Baie des cochons (La) Critique de Vivien Arzul
Spirou est un héros emblématique du neuvième art. Entre ses aventures principales, ses déclinaisons en série dérivée et ses nombreux auteurs, le célèbre groom a su traverser les décennies avec brio. Afin de faire plaisir aux fans de la première heure, les éditions Dupuis ont lancé en 2020 une collection classique dans le but de retrouver le Spirou des débuts. Cette fois-ci c’est Elric, Michael Baril et Clément Lemoine qui relèvent le défi dans une aventure à Cuba avec le Che, Castro et l’ombre de Franquin.
L’histoire en deux mots :
Alors que Spirou et Fantasio sont à New York pour couvrir la présence de Fidel Castro, un malheureux quiproquo va envoyer le jeune homme dans les prisons cubaines. Aidé par son vieux compagnon Longplaying, Fantasio s’en va à Cuba avec une mystérieuse arme, afin de libérer son ami et aider le gouvernement américain.
Le scénario :
Les scénaristes ont eu à cœur à la fois d’ancrer nos héros dans la réalité avec le contexte de l’album, tout en gardant l’âme des histoires de Franquin et Jidéhem. Le moins que l’on puisse dire, c’est que cette combinaison marche plutôt bien, malgré quelques manques de rythme dans la narration. L’humour est bien dosé avec un Fantasio clownesque parfois au propre comme au figuré, des antagonistes caricaturés avec équilibre pour les montrer drôles, mais pas ridicules, notamment avec l’accent du Che qui donne quelques échanges savoureux avec Séccotine.
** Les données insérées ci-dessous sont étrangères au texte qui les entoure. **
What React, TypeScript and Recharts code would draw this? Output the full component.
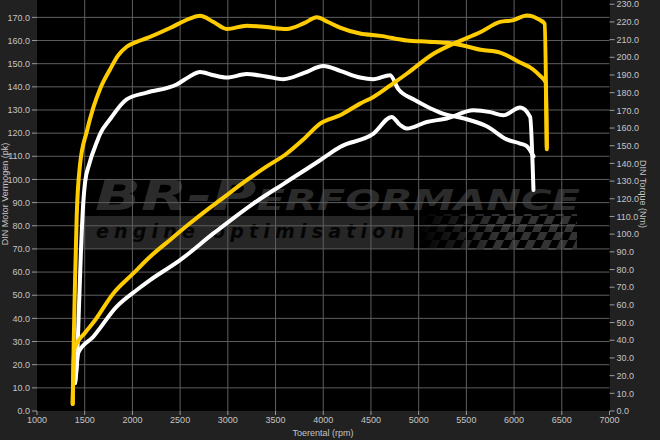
import { LineChart, Line, XAxis, YAxis, CartesianGrid } from "recharts";

// dyno run: power (pk, left axis) and torque (Nm, right axis), tuned (yellow) vs stock (white)
const rpmTicks = [1000, 1500, 2000, 2500, 3000, 3500, 4000, 4500, 5000, 5500, 6000, 6500, 7000];
const pkTicks = [0, 10, 20, 30, 40, 50, 60, 70, 80, 90, 100, 110, 120, 130, 140, 150, 160, 170];
const nmTicks = [0, 10, 20, 30, 40, 50, 60, 70, 80, 90, 100, 110, 120, 130, 140, 150, 160, 170, 180, 190, 200, 210, 220, 230];

const tunedPowerRpm = [1374, 1385, 1398, 1416, 1450, 1524, 1590, 1660, 1765, 1849, 1940, 2050, 2150, 2400, 2600, 2709, 2850, 2988, 3198, 3400, 3618, 3800, 3932, 4050, 4176, 4386, 4600, 4875, 5100, 5294, 5500, 5650, 5853, 6063, 6200, 6273, 6330, 6343];
const tunedPowerPk = [3, 30, 55, 84, 106, 121, 131, 139, 147.5, 153.5, 157.3, 159.5, 161, 165.5, 169.5, 170.7, 168, 165, 166.4, 165.8, 165, 167.5, 170, 168, 165.6, 163, 162, 160, 159.5, 159, 157.5, 156, 154.8, 150.5, 147.5, 144.7, 142, 114];

const stockPowerRpm = [1398, 1416, 1440, 1461, 1485, 1503, 1550, 1626, 1660, 1765, 1940, 2150, 2464, 2600, 2709, 2850, 2988, 3198, 3400, 3583, 3800, 4002, 4176, 4386, 4526, 4700, 4787, 4945, 5085, 5224, 5503, 5713, 5923, 6063, 6133, 6203];
const stockPowerPk = [12, 19, 45, 69.5, 90, 98.5, 107, 116, 119.5, 126, 134.6, 137.5, 141, 144.5, 146.4, 145, 144, 145.5, 144.5, 143.3, 146, 149, 146.9, 144, 143.3, 145, 139, 134.6, 131.5, 128.9, 126, 123, 117.3, 115.5, 114.4, 110];

const tunedTorqueRpm = [1374, 1390, 1398, 1500, 1590, 1800, 2009, 2185, 2400, 2600, 2779, 2918, 3198, 3400, 3618, 3800, 3967, 4176, 4386, 4526, 4700, 4875, 5155, 5364, 5650, 5853, 5993, 6133, 6273, 6320, 6343];
const tunedTorqueNm = [4, 34, 36, 44, 50, 66.5, 77.8, 87.2, 97, 106, 113.6, 119.2, 130.5, 138, 145.6, 154, 162.5, 167.2, 173.8, 177.6, 184, 190.7, 202, 207.7, 214.3, 220, 221, 223.7, 221, 219, 148];

const stockTorqueRpm = [1400, 1420, 1433, 1590, 1835, 2045, 2185, 2499, 2849, 3267, 3600, 3967, 4176, 4526, 4718, 4800, 4875, 5085, 5294, 5574, 5750, 5888, 6063, 6168, 6203];
const stockTorqueNm = [16, 28, 33, 42, 59, 68.4, 74, 85.3, 100.4, 117.3, 129, 141.8, 149.3, 156.8, 166.3, 162, 159.7, 163.4, 165.4, 170, 169, 167.2, 171.6, 166.3, 125];

const zip = (rpm: number[], vals: number[]) => rpm.map((r, i) => ({ rpm: r, v: vals[i] }));

const YELLOW = "#ffcc00";
const WHITE = "#ffffff";
const tickStyle = { fontSize: 9, fill: "#c4c4c4", fontFamily: "Liberation Sans, Arial, sans-serif" };

const Watermark = () => (
    <svg width={660} height={440} style={{ position: "absolute", left: 0, top: 0 }}>
        <defs>
            <pattern id="checks" width={16} height={16} patternUnits="userSpaceOnUse" patternTransform="skewX(-25)">
                <rect x={0} y={0} width={8} height={8} fill="#333" />
                <rect x={8} y={8} width={8} height={8} fill="#333" />
            </pattern>
            <linearGradient id="fade" x1="0" x2="1" y1="0" y2="0">
                <stop offset="0" stopColor="#fff" stopOpacity={0} />
                <stop offset="0.5" stopColor="#fff" stopOpacity={1} />
            </linearGradient>
            <mask id="fadeMask">
                <rect x={415} y={214} width={165} height={36} fill="url(#fade)" />
            </mask>
        </defs>
        <rect x={82} y={216} width={332} height={33} fill="#262626" />
        <rect x={415} y={214} width={162} height={36} fill="url(#checks)" mask="url(#fadeMask)" />
        <text x={95} y={210} fill="#2b2b2b" fontFamily="DejaVu Sans" fontWeight={900} fontStyle="italic"
              textLength={485} lengthAdjust="spacingAndGlyphs">
            <tspan fontSize={42}>BR-P</tspan>
            <tspan fontSize={29}>ERFORMANCE</tspan>
        </text>
        <text x={96} y={238} fill="#050505" fontFamily="DejaVu Sans" fontWeight={700} fontStyle="italic"
              fontSize={19} textLength={308} lengthAdjust="spacing">
            engine optimisation
        </text>
        <text transform="translate(8,194) rotate(-90)" textAnchor="middle" style={tickStyle}>DIN Motor Vermogen (pk)</text>
        <text transform="translate(640,194) rotate(90)" textAnchor="middle" style={tickStyle}>DIN Torque (Nm)</text>
        <text x={323} y={436} textAnchor="middle" style={tickStyle}>Toerental (rpm)</text>
    </svg>
);

export default function App() {
    return (
        <div style={{ position: "absolute", left: 0, top: 0, width: 660, height: 440, background: "#212121" }}>
            <div style={{ position: "absolute", left: 37, top: 0, width: 572.5, height: 411, background: "#000" }} />
            <Watermark />
            <div style={{ position: "absolute", left: 0, top: 0 }}>
                <LineChart width={660} height={440} margin={{ top: 0, right: 0, bottom: 0, left: 0 }}>
                    <CartesianGrid
                        yAxisId="left"
                        stroke="#5e5e5e"
                        verticalValues={rpmTicks.slice(1, -1)}
                        horizontalValues={pkTicks.slice(1)}
                    />
                    <XAxis
                        dataKey="rpm"
                        type="number"
                        domain={[1000, 7000]}
                        ticks={rpmTicks}
                        height={29}
                        tick={tickStyle}
                        tickSize={4}
                        tickLine={{ stroke: "#9a9a9a" }}
                        axisLine={false}
                        interval={0}
                    />
                    <YAxis
                        yAxisId="left"
                        type="number"
                        domain={[0, 177.5]}
                        ticks={pkTicks}
                        width={37}
                        tick={tickStyle}
                        tickSize={5}
                        tickLine={{ stroke: "#9a9a9a" }}
                        axisLine={false}
                        tickFormatter={(v: number) => v.toFixed(1)}
                        interval={0}
                    />
                    <YAxis
                        yAxisId="right"
                        orientation="right"
                        type="number"
                        domain={[0, 232.4]}
                        ticks={nmTicks}
                        width={50.5}
                        tick={tickStyle}
                        tickSize={5}
                        tickLine={{ stroke: "#9a9a9a" }}
                        axisLine={false}
                        tickFormatter={(v: number) => v.toFixed(1)}
                        interval={0}
                    />
                    <Line data={zip(stockTorqueRpm, stockTorqueNm)} dataKey="v" yAxisId="right" type="monotone"
                          stroke={WHITE} strokeWidth={4} dot={false} isAnimationActive={false} strokeLinecap="round" />
                    <Line data={zip(stockPowerRpm, stockPowerPk)} dataKey="v" yAxisId="left" type="monotone"
                          stroke={WHITE} strokeWidth={4} dot={false} isAnimationActive={false} strokeLinecap="round" />
                    <Line data={zip(tunedTorqueRpm, tunedTorqueNm)} dataKey="v" yAxisId="right" type="monotone"
                          stroke={YELLOW} strokeWidth={4} dot={false} isAnimationActive={false} strokeLinecap="round" />
                    <Line data={zip(tunedPowerRpm, tunedPowerPk)} dataKey="v" yAxisId="left" type="monotone"
                          stroke={YELLOW} strokeWidth={4} dot={false} isAnimationActive={false} strokeLinecap="round" />
                </LineChart>
            </div>
        </div>
    );
}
Les personnages sont bien écrits, les scénaristes ont bien saisi ce Fantasio, gaffeur, occasionnellement maladroit, mais courageux et fidèle en amitié. Les protagonistes inédits ne sont pas en reste avec l’extravagant chef de la résistance et son obsession pour les barbus.
Bien que le ton de l’album soit bon enfant, en choisissant d’inclure les deux célèbres personnages dans ce contexte de la baie des cochons, les deux hommes décrivent, entre les lignes, une situation géopolitique compliquée tout en évoquant la dangerosité d’un pays comme Cuba en ces temps troublés. Enfin, même si ce n’est pas une mauvaise idée, l’absence de Spirou durant une grande partie du tome perd un peu le lecteur et aurait pu s’appeler une aventure de Fantasio.
Le dessin :
Pour les amoureux de la bande dessinée franco-belge, le travail d’Elric est un bonheur tant il y a du Franquin dans son trait. Sans être une facilité ou du plagiat, il nous offre un superbe hommage à l’un des âges d’or de Spirou. Il est indéniable que dès la première planche, on se retrouve plongé dans une douce nostalgie graphique. Les références à l’histoire des deux héros sont nombreuses et montrent l’amour sincère de l’auteur envers ces derniers et à leurs mythologies. La mise en page classique est efficace et les passages avec le marsupilami sont un bonheur, le dessinateur ayant saisi parfaitement les mimiques, le gestuel et l’essence du personnage de Franquin.
Seul petit bémol, le personnage du che qui parfois dénote de l’univers Franquin avec des cases sur lesquelles il semble un peu à part graphiquement. La mise en couleur est en accord avec l’hommage graphique et accentue le savoureux voyage dans le temps que nous proposent les auteurs.
Cet album est un hommage sincère aux belles heures des personnages, le scénario articulé autour de Fantasio est une bonne idée et une prise de risque qui pourra diviser, mais qui a le mérite d’aborder les aventures de nos héros différemment. L’ambiance graphique est quant à elle un bonheur et on en prendrait bien pour un deuxième tome tellement il est plaisant de revoir ces personnages dessinés avec un amour sincère dans le style du grand Franquin.